Первая запись самонаблюдения, в которой непосредственно отражены блокадные реалии, относится к 25 ноября 1941 г. В ней содержится развернутая, педантично разделенная на пункты программа поведения во время осады Ленинграда. 1-е, 4-е и 7-е правила этого кодекса требовали отбросить разговоры и мысли о голоде, не обижаться на других, если они будут говорить и поступать не так, как он считает правильным, и не огорчаться, если придется отказываться от того, что хочется, особенно если это придется делать ради других[1798]. Он нарушил их в тот же день: «Поэтому возникло некоторое уныние: от омерзения к себе. Может это главный источник уныния? Как излечиться от него»[1799]. Позднее Друскин пишет о том, как его везли в стационар, усиленно кормили, оберегали – но эти события не сопровождаются яркими ощущениями, происходят в каком-то тумане; все впечатления раздроблены, оборваны, лишены последовательности, не детализированы.

Опустошенность, внутреннее безмолвие, невозможность сразу «включиться» в повседневный быт – таковы грани его духовного обморока в «смертное время». Нет суетных волнений, нет пороков, страстей – все «очищено». В записи 19 мая 1942 г. Друскин пытается соотнести свои ощущения с Евангелием – это естественно вследствие интенсивного и глубокого переживания религиозных текстов, свойственных всему его дневнику. Найдено точное соответствие – рассказ евангелиста Луки о стаде свиней, бросившихся в море: «Лк. 11.: 24–26. За эти четыре месяца что-то вышло из меня, из всех нас…»[1800]. Друскин использует слова, которые сложно дешифровать с помощью других записей, хотя он и пытается их уточнить, слегка проясняя аналогию: «Вышла некоторая конкретность, конкретность связей людей».

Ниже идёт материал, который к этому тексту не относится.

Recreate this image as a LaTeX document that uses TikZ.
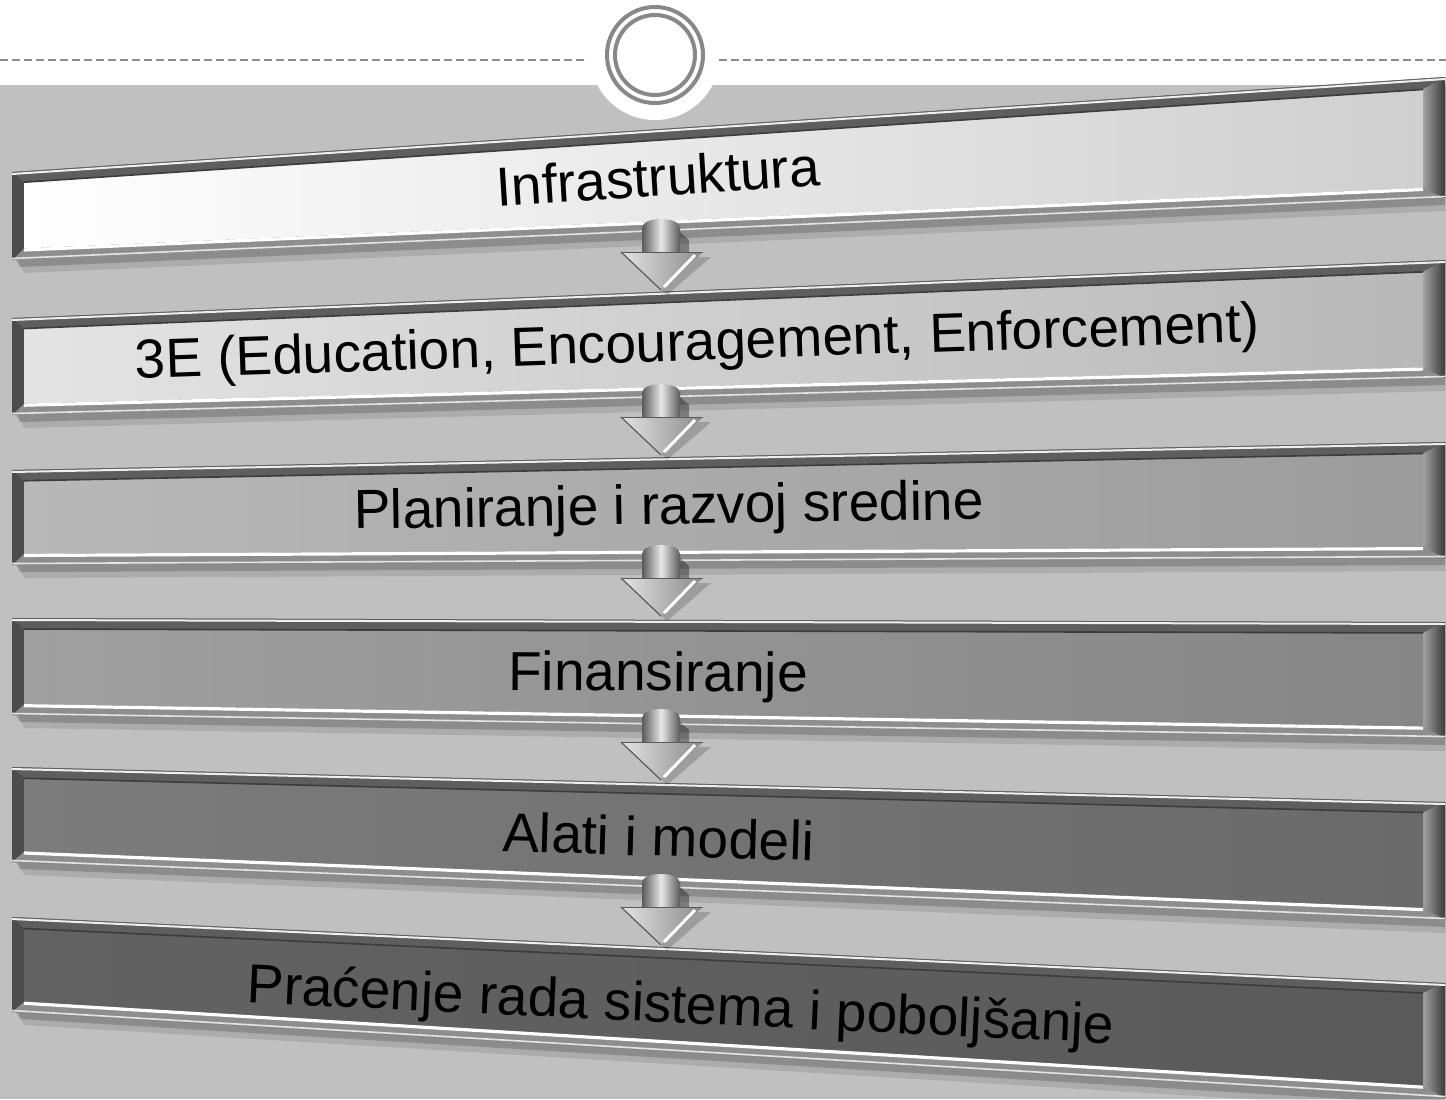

Трудно выявлять логику мысли того, кто намеренно предпочитает не использовать «готовые», привычные слова, а ищет другие, необычные, более адекватно отражающие его состояние. В этом отталкивании от повседневной, доступной всем речи есть нечто близкое к лексическим экспериментам дневниковой «философской» прозы Друскина. И там ощутим поиск какого-то нового языка с другой терминологией, не скованного академической традицией, позволяющего «извлечь» смысл явлений из-под обломков затемняющих его понятий.

Может быть, «конкретность связей» здесь есть символ скрепленных цивилизационными навыками структур человеческого общества – разрыв родственных и социальных отношений, обусловивший последующую деградацию человека, был, как признавали многие, главной приметой «смертного времени».

Далее Друскин делает в дневнике запись, составляющую с предыдущей единое целое именно как последовательное, хотя и чрезмерно краткое изложение результатов самонаблюдения. Запись о том, что пришлось заглянуть «по ту сторону жизни», а вернувшись, сохранить память о потустороннем: «Тени с того света… здесь». Все сжато, обобщено и, однако же, имеет отпечаток какой-то недоговоренности – словно автор опасается вновь вызвать эти тени и пережить то запредельное, чем было отмечено «смертное время». Впечатления о первой блокадной зиме нарочито фрагментированы: «Когда перестал работать… росла жадность. Я чувствовал, как сохнут желания и чувства»[1801]. Но это – и средство самоконтроля, несколько прямолинейного в выявлении цепочки причин и следствий, но четко обозначающего вехи падения.